Compensation for injured cyclists

Cherry Allan's picture
Cyclist on road
Cyclist on road
Headline Messages: 

Please note: the following is an extract from CTC's current Policy Handbook, which is undergoing revision at the moment. Our updated policy on compensation for injured cyclists / driver liability will be published here in due course.

  • Driving a motor vehicle is an inherently dangerous activity which, in principle, should impose a high duty of care on drivers towards other road users.
  • The risk of injury on our roads is borne most heavily by those groups who impose the least danger on others – pedestrians and cyclists, children and those with impaired mobility (we refer to these groups as Vulnerable Road Users, or VRUs).
  • The need to correct for similar imbalances of power or vulnerability is recognised by the law in areas such as employment contracts, employee or public health and safety, and consumer protection. Yet traffic law makes no such provisions, and treats all road users as equals. Consequently the motorists’ duty of care towards other road users is under-recognised, both in law and more generally in public attitudes.
  • In France, Belgium and the Netherlands, the legal position of VRUs is enhanced by laws which effectively mean that, in collisions between them and motor vehicles, liability for personal injury damages suffered by VRUs rests with the drivers involved, unless they can show that the VRU acted in a way that was clearly illegal and/or seriously negligent.
  • This arrangement means that vulnerable road users can obtain compensation for damages without it being necessary to find a driver to have committed a tort or criminal offence, nor to attach criminal responsibility to the driver as a result.

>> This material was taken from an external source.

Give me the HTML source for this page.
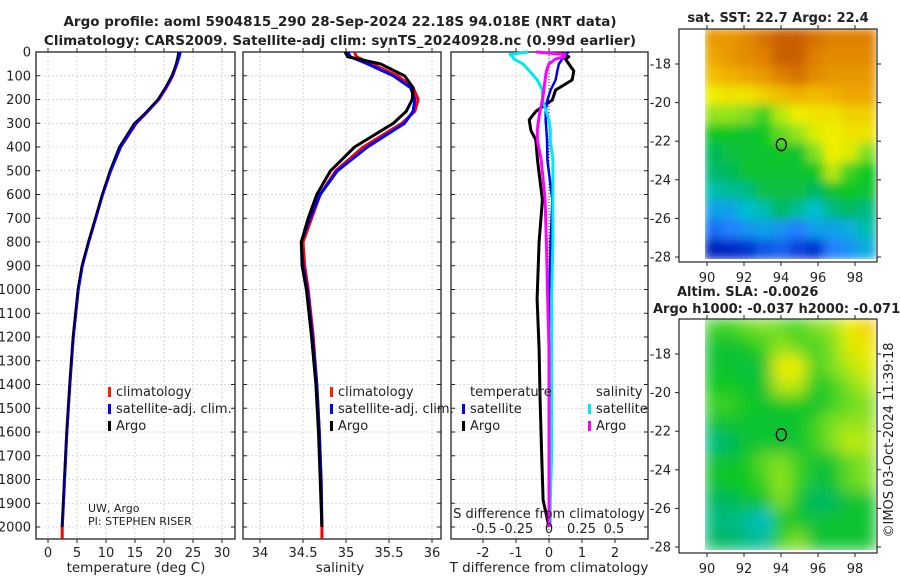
<!DOCTYPE html>
<html><head><meta charset="utf-8"><style>
html,body{margin:0;padding:0;background:#fff;width:900px;height:580px;overflow:hidden}
svg text{font-family:"DejaVu Sans","Liberation Sans",sans-serif;fill:#222}
</style></head><body>
<svg id="fig" width="900" height="580" viewBox="0 0 900 580" xmlns="http://www.w3.org/2000/svg">
<defs>
<filter id="blur1" x="0" y="0" width="1" height="1"><feGaussianBlur stdDeviation="5"/></filter>
<filter id="blur2" x="0" y="0" width="1" height="1"><feGaussianBlur stdDeviation="8"/></filter>
<clipPath id="c1"><rect x="705" y="29" width="171" height="230"/></clipPath>
<clipPath id="c2"><rect x="705" y="319" width="171" height="231"/></clipPath>
</defs>
<text x="340" y="26" text-anchor="middle" font-weight="bold" font-size="13.5">Argo profile: aoml 5904815_290 28-Sep-2024 22.18S 94.018E (NRT data)</text>
<text x="340" y="45" text-anchor="middle" font-weight="bold" font-size="13.5">Climatology: CARS2009. Satellite-adj clim: synTS_20240928.nc (0.99d earlier)</text>
<g id="g"></g>
</svg>
<script>
// ---------- data ----------
const depths = [0,20,50,100,150,200,250,300,400,500,600,700,800,900,1000,1200,1400,1600,1800,2000];
const tempArgo = [22.4,22.3,22.0,21.3,20.2,18.9,17.0,14.8,12.2,10.6,9.3,8.1,6.9,5.8,5.1,4.3,3.7,3.2,2.8,2.4];
const tempClim = [22.6,22.5,22.2,21.5,20.4,19.1,17.2,15.2,12.5,10.8,9.4,8.2,7.0,5.9,5.2,4.35,3.75,3.25,2.85,2.45];
const tempSat  = [22.8,22.6,22.2,21.4,20.3,19.0,17.1,15.1,12.5,10.8,9.4,8.2,7.0,5.9,5.2,4.35,3.75,3.25,2.85,2.45];
const salArgo = [34.99,35.02,35.4,35.68,35.78,35.77,35.7,35.55,35.1,34.82,34.66,34.56,34.48,34.49,34.54,34.6,34.65,34.68,34.7,34.72];
const salClim = [35.1,35.12,35.3,35.6,35.78,35.84,35.8,35.65,35.2,34.88,34.7,34.6,34.5,34.52,34.56,34.62,34.66,34.69,34.71,34.72];
const salSat  = [35.02,35.05,35.25,35.55,35.75,35.8,35.78,35.68,35.25,34.9,34.7,34.58,34.48,34.5,34.55,34.61,34.66,34.69,34.71,34.72];
const diffDepths = [0,10,20,30,50,80,118,160,202,250,286,330,370,455,623,800,1040,1250,1465,1700,1886,2000];
const dTArgo = [0.45,0.4,0.6,0.5,0.6,0.75,0.7,0.2,0.1,-0.4,-0.6,-0.55,-0.4,-0.35,-0.2,-0.3,-0.36,-0.3,-0.27,-0.22,-0.18,0];
const dTSat  = [0.6,0.5,0.45,0.4,0.3,0.25,0.2,0.05,-0.05,-0.1,-0.1,-0.08,-0.06,-0.05,0.1,0.05,0.02,0.02,0.02,0.01,0.0,0];
const dSSat  = [-0.16,-0.3,-0.28,-0.27,-0.2,-0.15,-0.09,-0.05,-0.05,-0.02,0.0,0.01,0.01,0.03,0.03,0.03,0.02,0.02,0.02,0.02,0.01,0.01];
const dSArgo = [-0.1,0.12,0.12,0.05,0.0,-0.02,-0.03,-0.04,-0.05,-0.07,-0.08,-0.09,-0.09,-0.06,-0.03,-0.02,-0.01,0,0,0,0,0];
const depthTicks = [0,100,200,300,400,500,600,700,800,900,1000,1100,1200,1300,1400,1500,1600,1700,1800,1900,2000];
const tempTicks = [0,5,10,15,20,25,30];
const salTicks = [34,34.5,35,35.5,36];
const salTickLabels = ['34','34.5','35','35.5','36'];
const dTTicks = [-2,-1,0,1,2];
const dTTickLabels = ['-2','-1','0','1','2'];
const dSTicks = [-0.5,-0.25,0,0.25,0.5];
const dSTickLabels = ['-0.5','-0.25','0','0.25','0.5'];
const latTicks = [-18,-20,-22,-24,-26,-28];
const lonTicks = [90,92,94,96,98];
const sstGrid = [
[.85,.85,.88,.92,.95,.95,.92,.9,.9,.9],
[.82,.85,.88,.9,.95,.95,.9,.88,.88,.88],
[.78,.8,.82,.85,.9,.92,.88,.85,.85,.85],
[.7,.72,.72,.75,.78,.8,.78,.8,.82,.82],
[.62,.62,.6,.55,.65,.7,.72,.72,.75,.75],
[.52,.52,.5,.52,.58,.62,.68,.7,.72,.72],
[.46,.48,.5,.5,.52,.5,.6,.7,.68,.6],
[.44,.46,.5,.5,.5,.5,.52,.65,.55,.52],
[.38,.4,.42,.48,.48,.48,.45,.5,.52,.5],
[.3,.3,.35,.38,.45,.4,.35,.42,.45,.42],
[.22,.25,.28,.3,.28,.25,.3,.3,.32,.38],
[.08,.1,.12,.18,.2,.15,.12,.25,.28,.32]];
const slaGrid = [
[.55,.55,.58,.6,.58,.55,.6,.62,.7,.75],
[.5,.5,.52,.55,.62,.58,.55,.6,.68,.72],
[.5,.5,.48,.5,.7,.7,.55,.6,.65,.68],
[.52,.52,.5,.5,.66,.65,.52,.55,.6,.65],
[.55,.55,.52,.5,.52,.52,.5,.55,.58,.6],
[.48,.5,.5,.5,.5,.5,.55,.6,.62,.62],
[.42,.45,.5,.5,.5,.5,.55,.6,.66,.65],
[.5,.5,.52,.58,.6,.55,.5,.5,.58,.6],
[.5,.52,.52,.55,.62,.55,.48,.5,.58,.6],
[.45,.45,.5,.5,.6,.5,.45,.45,.5,.5],
[.42,.42,.4,.35,.52,.5,.48,.5,.5,.5],
[.45,.45,.42,.4,.55,.6,.5,.5,.5,.5]];
const floatLon = 94.018, floatLat = -22.18;

// ---------- helpers ----------
const NS='http://www.w3.org/2000/svg';
const G=document.getElementById('g');
function mk(tag,attrs,parent){const e=document.createElementNS(NS,tag);for(const k in attrs)e.setAttribute(k,attrs[k]);(parent||G).appendChild(e);return e;}
const yD = d => 52 + d*0.2375;
const PT = {x0:36,x1:235}, PS={x0:243,x1:441}, PD={x0:451,x1:648};
const xT = t => 48 + 5.8*t;
const xS = s => 260 + 86*(s-34);
const xdT = d => 549 + 33*d;
const xdS = d => 549 + 130*d;
const yTop=52, yBot=539;

function frame(P,name,xt,xf,labels,showDepth){
  const g=mk('g',{});
  
  
  depthTicks.forEach(d=>{
    const l=mk('line',{x1:P.x0,x2:P.x1,y1:yD(d),y2:yD(d),stroke:'#c8cce8','stroke-width':0.8,'stroke-dasharray':'2,2'},g);
    
    
    mk('line',{x1:P.x0,x2:P.x0+4,y1:yD(d),y2:yD(d),stroke:'#222'},g);
    mk('line',{x1:P.x1,x2:P.x1-4,y1:yD(d),y2:yD(d),stroke:'#222'},g);
    if(showDepth){const t=mk('text',{x:P.x0-5,y:yD(d)+4.5,'text-anchor':'end','font-size':13},g);t.textContent=d;
      
      }
  });
  xt.forEach((v,i)=>{
    const x=xf(v);
    mk('line',{x1:x,x2:x,y1:yTop,y2:yBot,stroke:'#e4c8b8','stroke-width':0.8,'stroke-dasharray':'2,2'},g);
    mk('line',{x1:x,x2:x,y1:yBot,y2:yBot+4,stroke:'#222'},g);
    mk('line',{x1:x,x2:x,y1:yTop,y2:yTop-4,stroke:'#222'},g);
    const t=mk('text',{x:x,y:557,'text-anchor':'middle','font-size':13},g);t.textContent=labels[i];
    
    
  });
  const r=mk('rect',{x:P.x0,y:yTop,width:P.x1-P.x0,height:yBot-yTop,fill:'none',stroke:'#222','stroke-width':1.3},g);
  
  
}
function line(ds,vals,xf,color,name,w){
  const p=ds.map((d,i)=>(i?'L':'M')+xf(vals[i]).toFixed(1)+','+yD(d).toFixed(1)).join('');
  const e=mk('path',{d:p,fill:'none',stroke:color,'stroke-width':w||3,'stroke-linejoin':'round'});
  
  
}
function txt(x,y,s,size,name,anchor,extra){
  const t=mk('text',Object.assign({x:x,y:y,'font-size':size,'text-anchor':anchor||'start'},extra||{}));t.textContent=s;
  
  
  return t;
}
function legItem(x,y,color,label,name){
  const r=mk('rect',{x:x,y:y-9,width:3,height:10,fill:color});
  
  
  txt(x+8,y,label,13,name);
}

// ---------- panel 1 ----------
frame(PT,'temperature-panel',tempTicks,xT,tempTicks.map(String),true);
line(depths,tempClim,xT,'#ff0000','temp-climatology-line');
mk('line',{x1:xT(2.45),x2:xT(2.45),y1:yD(2000),y2:yBot,stroke:'#ff0000','stroke-width':3});
line(depths,tempSat,xT,'#0000ff','temp-satellite-line');
line(depths,tempArgo,xT,'#000','temp-argo-line',1.5);
legItem(108,396,'#ff2000','climatology','legend-climatology');
legItem(108,413,'#0000ff','satellite-adj. clim.','legend-satellite');
legItem(108,430,'#000','Argo','legend-argo');
txt(88,512,'UW, Argo',11,'institution-label');
txt(88,525,'PI: STEPHEN RISER',11,'pi-label');
txt(136,572,'temperature (deg C)',13.5,'x-axis-title-temperature','middle');

// ---------- panel 2 ----------
frame(PS,'salinity-panel',salTicks,xS,salTickLabels,false);
line(depths,salClim,xS,'#ff0000','sal-climatology-line');
mk('line',{x1:xS(34.72),x2:xS(34.72),y1:yD(2000),y2:yBot,stroke:'#ff0000','stroke-width':3});
line(depths,salSat,xS,'#0000ff','sal-satellite-line');
line(depths,salArgo,xS,'#000','sal-argo-line',3);
legItem(330,396,'#ff2000','climatology','legend2-climatology');
legItem(330,413,'#0000ff','satellite-adj. clim.','legend2-satellite');
legItem(330,430,'#000','Argo','legend2-argo');
txt(340,572,'salinity',13.5,'x-axis-title-salinity','middle');

// ---------- panel 3 ----------
frame(PD,'difference-panel',dTTicks,xdT,dTTickLabels,false);
mk('line',{x1:549,x2:549,y1:yTop,y2:yBot,stroke:'#333','stroke-width':1,'stroke-dasharray':'1,2'});
line(diffDepths,dTArgo,xdT,'#000','dT-argo-line',3);
line(diffDepths,dTSat,xdT,'#0000ff','dT-satellite-line',2.5);
line(diffDepths,dSSat,xdS,'#00e8f0','dS-satellite-line',3);
line(diffDepths,dSArgo,xdS,'#ff00ff','dS-argo-line',3);
txt(470,396,'temperature',13,'legend3-temperature-heading');
txt(596,396,'salinity',13,'legend3-salinity-heading');
legItem(462,413,'#0000ff','satellite','legend3-t-satellite');
legItem(462,430,'#000','Argo','legend3-t-argo');
legItem(588,413,'#00e8f0','satellite','legend3-s-satellite');
legItem(588,430,'#ff00ff','Argo','legend3-s-argo');
txt(549,518,'S difference from climatology',13,'s-diff-axis-title','middle');
dSTicks.forEach((v,i)=>txt(xdS(v),533,dSTickLabels[i],13,'s-diff-tick-label','middle'));
txt(549,572,'T difference from climatology',13.5,'x-axis-title-tdiff','middle');

// ---------- maps ----------
const jet=[[0,[0,0,140]],[.12,[0,48,208]],[.25,[32,128,255]],[.35,[0,192,208]],[.45,[0,184,96]],[.52,[16,200,32]],[.6,[128,224,32]],[.7,[240,240,0]],[.8,[240,176,0]],[.9,[224,128,0]],[1,[176,64,0]]];
function cmap(v){for(let i=1;i<jet.length;i++){if(v<=jet[i][0]){const a=jet[i-1],b=jet[i],f=(v-a[0])/(b[0]-a[0]);return 'rgb('+a[1].map((c,k)=>Math.round(c+(b[1][k]-c)*f)).join(',')+')';}}return 'rgb(176,64,0)';}
function mapPanel(grid,y0,y1,clip,filt,name,latY){
  const g=mk('g',{'clip-path':'url(#'+clip+')'});
  
  
  const inner=mk('g',{filter:'url(#'+filt+')'},g);
  const rows=grid.length, cols=grid[0].length, cw=171/cols, ch=(y1-y0)/rows;
  grid.forEach((row,r)=>row.forEach((v,c)=>{
    const cell=mk('rect',{x:705+c*cw-1,y:y0+r*ch-1,width:cw+2,height:ch+2,fill:cmap(v)},inner);
    
    
  }));
  const lonX=l=>707+18.5*(l-90);
  const fr=mk('rect',{x:679,y:y0,width:198,height:y1-y0+3,fill:'none',stroke:'#222','stroke-width':1.2});
  
  
  latTicks.forEach(l=>{const y=latY(l);
    mk('line',{x1:679,x2:675,y1:y,y2:y,stroke:'#222'});
    mk('line',{x1:877,x2:881,y1:y,y2:y,stroke:'#222'});
    txt(671,y+4.5,String(l),13,'lat-tick-label','end');});
  lonTicks.forEach(l=>{const x=lonX(l);
    mk('line',{x1:x,x2:x,y1:y1+3,y2:y1+7,stroke:'#222'});
    mk('line',{x1:x,x2:x,y1:y0,y2:y0-4,stroke:'#222'});
    txt(x,y1+23,String(l),13,'lon-tick-label','middle');});
  const m=mk('ellipse',{cx:lonX(floatLon),cy:latY(floatLat),rx:5,ry:6,fill:'none',stroke:'#000','stroke-width':1.3});
  
  
}
mapPanel(sstGrid,29,259,'c1','blur1','sst-map',l=>64+19.3*(-18-l));
mapPanel(slaGrid,319,550,'c2','blur2','sla-map',l=>354+19.3*(-18-l));
txt(778,22,'sat. SST: 22.7 Argo: 22.4',13,'sst-map-title','middle',{'font-weight':'bold'});
txt(677,296,'Altim. SLA: -0.0026',13,'sla-map-title','start',{'font-weight':'bold'});
txt(653,313,'Argo h1000: -0.037 h2000: -0.071',13,'argo-height-title','start',{'font-weight':'bold'});
txt(0,0,'©IMOS 03-Oct-2024 11:39:18',13,'copyright-timestamp','middle',{transform:'translate(893,440) rotate(-90)'});
</script>
</body></html>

However, it reflects the fact that drivers should expect to share space with all legitimate street users (including children and other untrained VRUs) and therefore have a duty of care to drive in a way that allows for the possibility of unexpected or erratic movement by those users.
  • Such a law would not (and should not) give vulnerable road users “carte blanche” to act irresponsibly – CTC would not support it if it did. However, assigning the “default assumption” of liability for personal injury damages to drivers reflects the fact that, in motor vehicle / VRU collisions, VRUs are far more likely to be injured than vehicle occupants; moreover (and consequently) they are far less likely to recall how the collision occurred with the clarity needed to be a “good witness” in court. Hence VRU crash victims often find it very difficult to obtain compensation for damages.
  • This current situation regularly leads to grave injustice, far more serious than anything that could possibly result from reversing the burden of proof in such cases. To give an example, the injustice suffered by a child who cannot claim damages despite being maimed for life by a dangerous driver, because s/he cannot provide adequate witness evidence that the driver was at fault, is far greater than the injustice that an entirely blameless driver might suffer in the reverse situation – this would usually be no more than the loss of a “no claims” bonus.
CTC View (formal statement of CTC's policy): 
  • The law on driver insurance schemes should be changed, so that, where a driver is in collision with a vulnerable road user (VRU, i.e. a pedestrian, cyclist or person with impaired mobility), the drivers’ insurance would be required to cover the costs of personal damages suffered by the VRU, unless the driver could show that the VRU had acted in an illegal or negligent manner such that their standard of road behaviour fell well below what would normally be expected of a person of their age and intellect, or that another driver involved in the collision was wholly or partly liable.